[NCLUG] sw raid, recovery after install

Wed Jan 2 17:00:04 MST 2013

On 01/02/2013 04:52 PM, Bob Proulx wrote:
> Stephen Warren wrote:
>> Bob Proulx wrote:
>>> Also I think you put all of the disk space in one large array.  At 40%
>>> your machine is estimating 235.8 minutes remaining.  Or 590 minutes,
>>> ten hours, for the full raid sync.  That is fine.  But if you need to
>>> reboot or have a power failure then the sync will restart ...
>>
>> At least with RAID-1 on recent kernels, the kernel maintains some kind
>> of checkpoint history, so at least a graceful reboot doesn't restart the
>> sync at the start of the array, but rather roughly where it left off.
> 
> It is available but you have to enable it.  Something like:
> 
>   mdadm /dev/md1 --grow --bitmap=internal
> 
> Then you will see the additional bitmap line displayed in /proc/mdstat.
> 
>   md2 : active raid1 sda6[0] sdb6[1]
>         312496256 blocks [2/2] [UU]
>         bitmap: 0/3 pages [0KB], 65536KB chunk

I'm pretty sure that's something else; I just did an install of Ubuntu
12.10 a little while back and saw the incremental RAID resync, but
didn't ever use the --bitmap option, not do I see the bitmap line in
/proc/mdstat. I do have "super 1.2", so perhaps this is a facet of
version 1.2 of the superblock structure.

>>> These days I create partitions of about 250G per partition.  Probably
>>> 30 minutes per 250G partition by memory on my machines.  Being able to
>>> check off smaller partitions like that is nicer when doing a large
>>> data recovery.
>>
>> I have occasionally thought about doing this, but: The problem with this
>> is you end up with a bunch of "tiny" storage devices. What happens when
>> there's some kind of weird RAID initialization issue on reboot and all
>> the arrays come up degraded, but half using one physical disk and the
>> other half the other physical disk.
> 
> How often are you seeing "some kind of weird RAID initialization issue
> on reboot" that causes an array to hard fail degrade to one disk?
> That actually sounds pretty scary.  I'm not seeing those.

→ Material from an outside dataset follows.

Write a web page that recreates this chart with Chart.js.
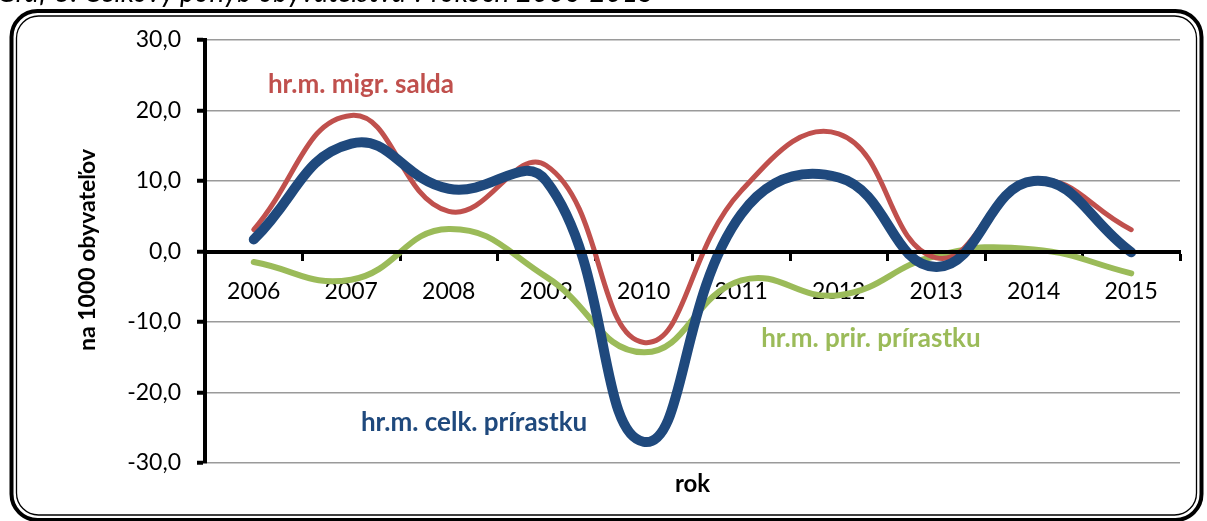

I've never seen it. However, RAID is all about covering your bases,
about introducing safety measures to protect you when something goes
wrong. Making the safety measures as simple as possible, and as unlikely
as possible to fail in painful ways, sure seems like a good idea.

W.r.t. drive failures, a slightly-flakey-during-boot drive (which is
what might cause such a failure scenario) sure seems like it could
easily be a failure mode. For reference, I've only had a drive in a RAID
array (or anywhere) fail once, perhaps twice, out of the last 9+8+5
years (3 arrays) of running a SW RAID array either, so 0 and 1-or-2 are
fairly comparable:-) One of the failure modes was definitely along the
lines of sometimes the drive would work OK sometimes not.